Do isolamento compulsório da hanseníase ao desafio do não esquecimento
Resumo
No Brasil, em cumprimento à Lei Federal nº 610, de 1949, foi desenvolvida, até o ano de 1986, a política pública de saúde que promovia o isolamento compulsório e a separação de filhos das pessoas acometidas pela hanseníase. Para o cumprimento da referida medida, dezenas de instituições para isolamento de doentes e separação de seus filhos foram construídas pelo país, formando uma considerável rede de atendimento espalhada pelos estados brasileiros. Nessa época, o Estado tinha poder de polícia para criar mecanismos de intervenção e instituições, visando enclausurar e apartar os enfermos e seus filhos do convívio social, mesmo contra a vontade ou consentimento destes. Na atualidade é possível identificar dezenas de instituições espalhadas pelo território nacional e milhares de pessoas remanescentes da política pública de isolamento compulsório da hanseníase. Este artigo propõe discutir a importância desse patrimônio cultural da saúde.

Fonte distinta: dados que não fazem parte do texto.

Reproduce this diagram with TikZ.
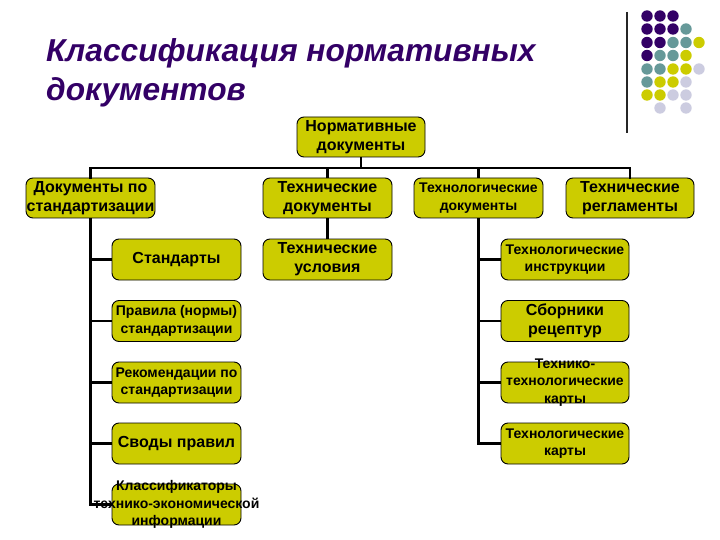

O texto que ora apresentamos é fruto de uma pesquisa realizada para a tese doutoral, defendida em 2022 no Programa de Pós-Graduação em Ciências Sociais da PUC Minas (FLORES, 2022). Seu objetivo foi analisar os efeitos psicossociais da separação dos pais acometidos pela hanseníase de seus filhos e os efeitos na construção social das identidades e nos modos de vida dos referidos descendentes. Mesmo com tamanha riqueza cultural e patrimonial, não existem no Brasil políticas públicas voltadas para a promoção e preservação das memórias sensíveis dessas minorias perseguidas.